Ale brewed with Honey and Spices, aged on bourbon cask staves, with natural flavor.
Got this at a party and I wanted to give it a shot as I have tried the other shock tops before. The name was intriguing so I really wanted to see what this one was about. Some ‘Crafty’ beers are not that bad and I am always willing to try something new. If something sounds like it might be good I will give it a try. While Shock Top mainly falls between, well, mostly average, there are some that are really good like last winters Vanilla bean and Cocoa nib one. Either way, I pretty much like to take one for the team and basically show you if the crafty beer is worth your money and time or even just worth your time which in my case, I get freebies from friends. Cheers!
Lots of honey, definitely not artificial at least, maybe too overwhelming, caramel, wheat, grains, burnt sugar, very tiny hints of bourbon and cough syrup.
Honey comb, honey syrup, card board grains, coriander spice, cough syrup, wheat, caramel hints, hardly any to zero bourbon.
Honey, cardboard graininess but mostly dry. No alcohol in the taste, syrupy mouthfeel, easy to medium drinkability.

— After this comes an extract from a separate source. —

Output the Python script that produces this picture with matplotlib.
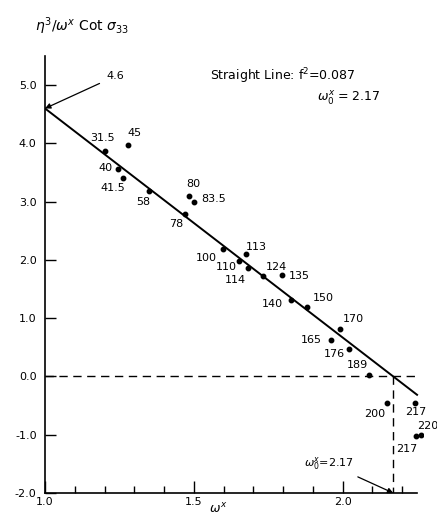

Well, I should have expected this, but even all the other shocktops weren’t like this. This one I honestly think is the worst in the shocktop line so far. I really tried to give this one a shot and I really had hopes this would taste as good as the bourbon vanilla Project 12 they had which I had at a Super Bowl party earlier this year. Unfortunately this was not to be. The beer is no balanced. The honey is overwhelming and then quickly bait and switches for graininess. What surprises me most is that their Chocolate one from last winter was the best one of their series but this one truly is the worst. Although one good thing is that at least it is not Miller Fortune. Think about it before you actually try this, the sweetness might be too overwhelming. I won’t drain pour, at least I got to try it, but I will definitely not be getting this again.
Original bee girl was used in this pairing to basically represent the aspect of honey and the colors of the label. I wish the beer was better to do it more justice but the concept of bourbon honey beer is what really drives it.